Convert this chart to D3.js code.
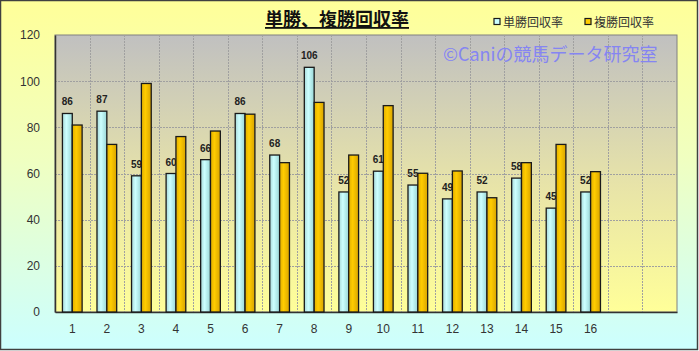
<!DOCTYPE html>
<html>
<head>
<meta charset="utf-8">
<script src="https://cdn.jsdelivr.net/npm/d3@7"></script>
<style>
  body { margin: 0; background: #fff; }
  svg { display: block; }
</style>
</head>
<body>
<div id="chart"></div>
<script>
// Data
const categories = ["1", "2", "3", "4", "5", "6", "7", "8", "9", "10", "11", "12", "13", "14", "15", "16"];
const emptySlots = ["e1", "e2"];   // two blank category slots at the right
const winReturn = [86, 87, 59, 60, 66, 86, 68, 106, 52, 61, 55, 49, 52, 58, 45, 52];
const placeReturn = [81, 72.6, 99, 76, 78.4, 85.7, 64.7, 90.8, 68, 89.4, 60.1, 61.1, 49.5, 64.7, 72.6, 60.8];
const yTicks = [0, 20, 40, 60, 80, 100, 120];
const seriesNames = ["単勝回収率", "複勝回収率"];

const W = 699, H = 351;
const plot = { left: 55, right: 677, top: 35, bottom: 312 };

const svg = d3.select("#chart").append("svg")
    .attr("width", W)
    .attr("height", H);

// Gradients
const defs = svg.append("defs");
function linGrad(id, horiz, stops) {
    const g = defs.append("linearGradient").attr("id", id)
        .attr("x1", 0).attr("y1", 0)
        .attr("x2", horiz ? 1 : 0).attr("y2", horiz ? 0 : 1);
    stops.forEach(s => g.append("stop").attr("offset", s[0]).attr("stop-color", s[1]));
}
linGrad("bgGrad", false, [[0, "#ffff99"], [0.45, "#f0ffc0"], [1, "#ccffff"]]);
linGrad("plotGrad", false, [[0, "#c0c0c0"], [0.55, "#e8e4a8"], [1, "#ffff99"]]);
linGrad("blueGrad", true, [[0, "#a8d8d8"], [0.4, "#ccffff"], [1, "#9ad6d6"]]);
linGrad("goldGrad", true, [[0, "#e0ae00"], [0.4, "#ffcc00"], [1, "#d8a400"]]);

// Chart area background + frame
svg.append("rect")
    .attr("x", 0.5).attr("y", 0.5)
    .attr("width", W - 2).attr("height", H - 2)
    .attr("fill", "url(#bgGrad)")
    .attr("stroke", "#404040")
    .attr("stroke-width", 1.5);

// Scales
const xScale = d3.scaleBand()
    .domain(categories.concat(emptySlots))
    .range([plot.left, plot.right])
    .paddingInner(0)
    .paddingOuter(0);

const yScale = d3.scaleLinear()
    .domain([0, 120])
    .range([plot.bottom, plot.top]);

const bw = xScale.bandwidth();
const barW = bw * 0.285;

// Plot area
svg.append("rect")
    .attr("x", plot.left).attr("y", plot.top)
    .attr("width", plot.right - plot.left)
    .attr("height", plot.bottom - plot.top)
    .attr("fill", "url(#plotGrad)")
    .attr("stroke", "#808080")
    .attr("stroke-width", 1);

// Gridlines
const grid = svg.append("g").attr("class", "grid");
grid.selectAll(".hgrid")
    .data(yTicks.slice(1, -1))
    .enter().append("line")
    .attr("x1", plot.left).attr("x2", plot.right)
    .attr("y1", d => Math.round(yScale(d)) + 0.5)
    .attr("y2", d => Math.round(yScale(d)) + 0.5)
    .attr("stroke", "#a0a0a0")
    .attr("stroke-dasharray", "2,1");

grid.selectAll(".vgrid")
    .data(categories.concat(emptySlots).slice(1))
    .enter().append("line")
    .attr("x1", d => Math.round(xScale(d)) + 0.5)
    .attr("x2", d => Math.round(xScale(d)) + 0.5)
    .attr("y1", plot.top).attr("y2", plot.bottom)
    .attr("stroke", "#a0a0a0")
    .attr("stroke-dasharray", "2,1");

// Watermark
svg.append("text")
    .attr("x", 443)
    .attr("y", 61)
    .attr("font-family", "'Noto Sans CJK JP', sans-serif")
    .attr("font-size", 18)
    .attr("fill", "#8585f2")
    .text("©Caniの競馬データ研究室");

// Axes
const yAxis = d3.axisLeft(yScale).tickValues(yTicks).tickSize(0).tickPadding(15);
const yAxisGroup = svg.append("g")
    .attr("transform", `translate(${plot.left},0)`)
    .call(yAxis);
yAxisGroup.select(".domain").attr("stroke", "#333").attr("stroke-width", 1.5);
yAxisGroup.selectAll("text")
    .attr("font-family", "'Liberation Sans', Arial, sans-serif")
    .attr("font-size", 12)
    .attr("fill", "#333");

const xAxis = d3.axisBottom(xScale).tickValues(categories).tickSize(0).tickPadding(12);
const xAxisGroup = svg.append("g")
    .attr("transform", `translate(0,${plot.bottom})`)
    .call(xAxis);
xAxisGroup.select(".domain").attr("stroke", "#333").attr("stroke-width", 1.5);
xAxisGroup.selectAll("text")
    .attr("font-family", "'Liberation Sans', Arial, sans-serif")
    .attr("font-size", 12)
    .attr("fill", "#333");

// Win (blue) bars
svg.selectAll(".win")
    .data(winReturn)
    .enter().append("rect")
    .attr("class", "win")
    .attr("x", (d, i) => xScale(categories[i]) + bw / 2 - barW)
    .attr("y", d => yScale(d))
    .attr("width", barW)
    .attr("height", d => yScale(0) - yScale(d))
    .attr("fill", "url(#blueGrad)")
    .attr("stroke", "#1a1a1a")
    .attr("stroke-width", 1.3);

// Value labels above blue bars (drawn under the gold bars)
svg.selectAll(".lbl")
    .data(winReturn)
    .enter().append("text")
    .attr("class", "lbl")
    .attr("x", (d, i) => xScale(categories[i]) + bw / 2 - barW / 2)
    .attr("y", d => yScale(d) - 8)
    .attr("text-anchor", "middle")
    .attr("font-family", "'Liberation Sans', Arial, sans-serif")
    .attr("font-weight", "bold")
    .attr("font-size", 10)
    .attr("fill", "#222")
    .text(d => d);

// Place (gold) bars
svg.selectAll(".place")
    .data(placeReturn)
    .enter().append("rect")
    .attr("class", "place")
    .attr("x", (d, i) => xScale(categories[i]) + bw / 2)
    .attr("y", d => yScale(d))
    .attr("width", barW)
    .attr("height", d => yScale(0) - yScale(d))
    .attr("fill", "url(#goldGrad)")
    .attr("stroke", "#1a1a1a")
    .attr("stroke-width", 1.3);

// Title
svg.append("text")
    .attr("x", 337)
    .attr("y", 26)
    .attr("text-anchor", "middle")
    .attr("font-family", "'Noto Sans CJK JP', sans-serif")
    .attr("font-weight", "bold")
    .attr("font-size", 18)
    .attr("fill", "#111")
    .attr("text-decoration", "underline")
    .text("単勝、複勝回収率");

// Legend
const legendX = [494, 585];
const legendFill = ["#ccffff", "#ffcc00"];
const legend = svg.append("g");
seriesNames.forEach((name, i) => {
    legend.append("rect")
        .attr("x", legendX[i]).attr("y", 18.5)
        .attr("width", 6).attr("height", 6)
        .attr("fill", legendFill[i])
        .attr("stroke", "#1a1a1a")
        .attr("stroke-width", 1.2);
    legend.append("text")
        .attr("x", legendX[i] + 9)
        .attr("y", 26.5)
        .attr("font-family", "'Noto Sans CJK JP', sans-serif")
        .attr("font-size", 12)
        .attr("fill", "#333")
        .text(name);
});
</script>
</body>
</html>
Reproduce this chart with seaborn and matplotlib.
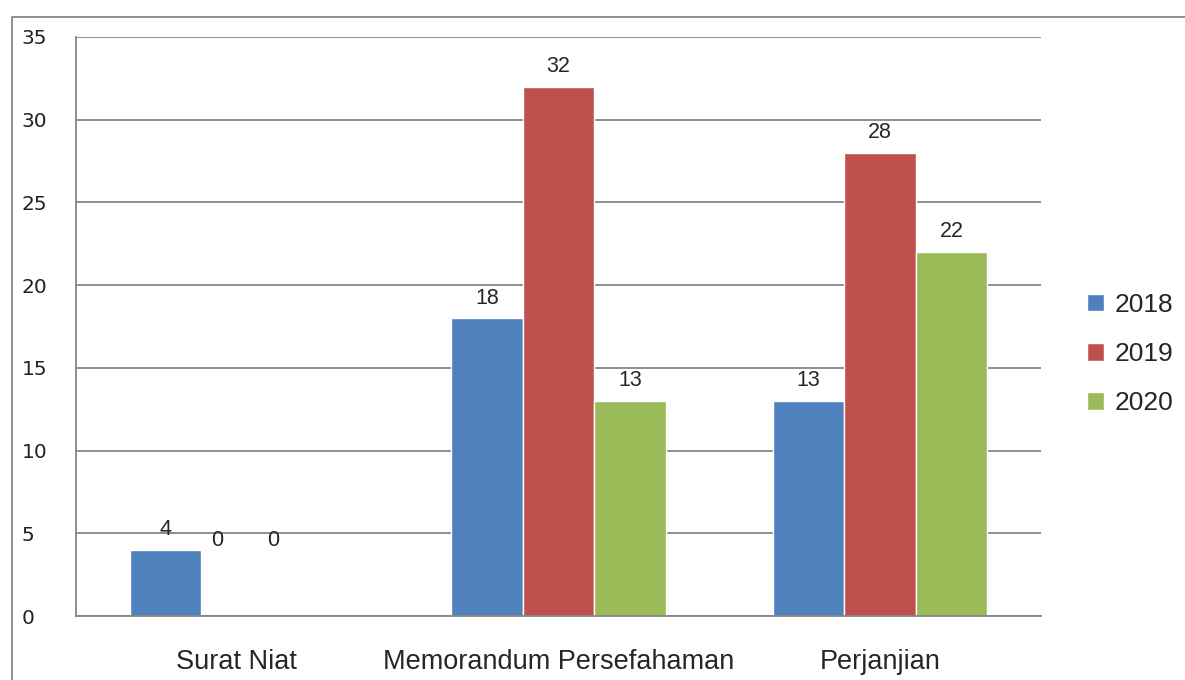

————

| Exercise objective |
Extract every line of the data exactly; pictures stay out.

| Exercise result |
Convert this chart to D3.js code.
<!DOCTYPE html>
<html>
<head>
<meta charset="utf-8">
<script src="https://cdn.jsdelivr.net/npm/d3@7"></script>
<style>
  body { margin: 0; background: #fff; }
  svg { display: block; }
</style>
</head>
<body>
<div id="chart"></div>
<script>
// Data
const categories = ["1", "2", "3", "4", "5", "6", "7", "8", "9", "10", "11", "12", "13", "14", "15", "16"];
const emptySlots = ["e1", "e2"];   // two blank category slots at the right
const winReturn = [86, 87, 59, 60, 66, 86, 68, 106, 52, 61, 55, 49, 52, 58, 45, 52];
const placeReturn = [81, 72.6, 99, 76, 78.4, 85.7, 64.7, 90.8, 68, 89.4, 60.1, 61.1, 49.5, 64.7, 72.6, 60.8];
const yTicks = [0, 20, 40, 60, 80, 100, 120];
const seriesNames = ["単勝回収率", "複勝回収率"];

const W = 699, H = 351;
const plot = { left: 55, right: 677, top: 35, bottom: 312 };

const svg = d3.select("#chart").append("svg")
    .attr("width", W)
    .attr("height", H);

// Gradients
const defs = svg.append("defs");
function linGrad(id, horiz, stops) {
    const g = defs.append("linearGradient").attr("id", id)
        .attr("x1", 0).attr("y1", 0)
        .attr("x2", horiz ? 1 : 0).attr("y2", horiz ? 0 : 1);
    stops.forEach(s => g.append("stop").attr("offset", s[0]).attr("stop-color", s[1]));
}
linGrad("bgGrad", false, [[0, "#ffff99"], [0.45, "#f0ffc0"], [1, "#ccffff"]]);
linGrad("plotGrad", false, [[0, "#c0c0c0"], [0.55, "#e8e4a8"], [1, "#ffff99"]]);
linGrad("blueGrad", true, [[0, "#a8d8d8"], [0.4, "#ccffff"], [1, "#9ad6d6"]]);
linGrad("goldGrad", true, [[0, "#e0ae00"], [0.4, "#ffcc00"], [1, "#d8a400"]]);

// Chart area background + frame
svg.append("rect")
    .attr("x", 0.5).attr("y", 0.5)
    .attr("width", W - 2).attr("height", H - 2)
    .attr("fill", "url(#bgGrad)")
    .attr("stroke", "#404040")
    .attr("stroke-width", 1.5);

// Scales
const xScale = d3.scaleBand()
    .domain(categories.concat(emptySlots))
    .range([plot.left, plot.right])
    .paddingInner(0)
    .paddingOuter(0);

const yScale = d3.scaleLinear()
    .domain([0, 120])
    .range([plot.bottom, plot.top]);

const bw = xScale.bandwidth();
const barW = bw * 0.285;

// Plot area
svg.append("rect")
    .attr("x", plot.left).attr("y", plot.top)
    .attr("width", plot.right - plot.left)
    .attr("height", plot.bottom - plot.top)
    .attr("fill", "url(#plotGrad)")
    .attr("stroke", "#808080")
    .attr("stroke-width", 1);

// Gridlines
const grid = svg.append("g").attr("class", "grid");
grid.selectAll(".hgrid")
    .data(yTicks.slice(1, -1))
    .enter().append("line")
    .attr("x1", plot.left).attr("x2", plot.right)
    .attr("y1", d => Math.round(yScale(d)) + 0.5)
    .attr("y2", d => Math.round(yScale(d)) + 0.5)
    .attr("stroke", "#a0a0a0")
    .attr("stroke-dasharray", "2,1");

grid.selectAll(".vgrid")
    .data(categories.concat(emptySlots).slice(1))
    .enter().append("line")
    .attr("x1", d => Math.round(xScale(d)) + 0.5)
    .attr("x2", d => Math.round(xScale(d)) + 0.5)
    .attr("y1", plot.top).attr("y2", plot.bottom)
    .attr("stroke", "#a0a0a0")
    .attr("stroke-dasharray", "2,1");

// Watermark
svg.append("text")
    .attr("x", 443)
    .attr("y", 61)
    .attr("font-family", "'Noto Sans CJK JP', sans-serif")
    .attr("font-size", 18)
    .attr("fill", "#8585f2")
    .text("©Caniの競馬データ研究室");

// Axes
const yAxis = d3.axisLeft(yScale).tickValues(yTicks).tickSize(0).tickPadding(15);
const yAxisGroup = svg.append("g")
    .attr("transform", `translate(${plot.left},0)`)
    .call(yAxis);
yAxisGroup.select(".domain").attr("stroke", "#333").attr("stroke-width", 1.5);
yAxisGroup.selectAll("text")
    .attr("font-family", "'Liberation Sans', Arial, sans-serif")
    .attr("font-size", 12)
    .attr("fill", "#333");

const xAxis = d3.axisBottom(xScale).tickValues(categories).tickSize(0).tickPadding(12);
const xAxisGroup = svg.append("g")
    .attr("transform", `translate(0,${plot.bottom})`)
    .call(xAxis);
xAxisGroup.select(".domain").attr("stroke", "#333").attr("stroke-width", 1.5);
xAxisGroup.selectAll("text")
    .attr("font-family", "'Liberation Sans', Arial, sans-serif")
    .attr("font-size", 12)
    .attr("fill", "#333");

// Win (blue) bars
svg.selectAll(".win")
    .data(winReturn)
    .enter().append("rect")
    .attr("class", "win")
    .attr("x", (d, i) => xScale(categories[i]) + bw / 2 - barW)
    .attr("y", d => yScale(d))
    .attr("width", barW)
    .attr("height", d => yScale(0) - yScale(d))
    .attr("fill", "url(#blueGrad)")
    .attr("stroke", "#1a1a1a")
    .attr("stroke-width", 1.3);

// Value labels above blue bars (drawn under the gold bars)
svg.selectAll(".lbl")
    .data(winReturn)
    .enter().append("text")
    .attr("class", "lbl")
    .attr("x", (d, i) => xScale(categories[i]) + bw / 2 - barW / 2)
    .attr("y", d => yScale(d) - 8)
    .attr("text-anchor", "middle")
    .attr("font-family", "'Liberation Sans', Arial, sans-serif")
    .attr("font-weight", "bold")
    .attr("font-size", 10)
    .attr("fill", "#222")
    .text(d => d);

// Place (gold) bars
svg.selectAll(".place")
    .data(placeReturn)
    .enter().append("rect")
    .attr("class", "place")
    .attr("x", (d, i) => xScale(categories[i]) + bw / 2)
    .attr("y", d => yScale(d))
    .attr("width", barW)
    .attr("height", d => yScale(0) - yScale(d))
    .attr("fill", "url(#goldGrad)")
    .attr("stroke", "#1a1a1a")
    .attr("stroke-width", 1.3);

// Title
svg.append("text")
    .attr("x", 337)
    .attr("y", 26)
    .attr("text-anchor", "middle")
    .attr("font-family", "'Noto Sans CJK JP', sans-serif")
    .attr("font-weight", "bold")
    .attr("font-size", 18)
    .attr("fill", "#111")
    .attr("text-decoration", "underline")
    .text("単勝、複勝回収率");

// Legend
const legendX = [494, 585];
const legendFill = ["#ccffff", "#ffcc00"];
const legend = svg.append("g");
seriesNames.forEach((name, i) => {
    legend.append("rect")
        .attr("x", legendX[i]).attr("y", 18.5)
        .attr("width", 6).attr("height", 6)
        .attr("fill", legendFill[i])
        .attr("stroke", "#1a1a1a")
        .attr("stroke-width", 1.2);
    legend.append("text")
        .attr("x", legendX[i] + 9)
        .attr("y", 26.5)
        .attr("font-family", "'Noto Sans CJK JP', sans-serif")
        .attr("font-size", 12)
        .attr("fill", "#333")
        .text(name);
});
</script>
</body>
</html>
Reproduce this chart with seaborn and matplotlib.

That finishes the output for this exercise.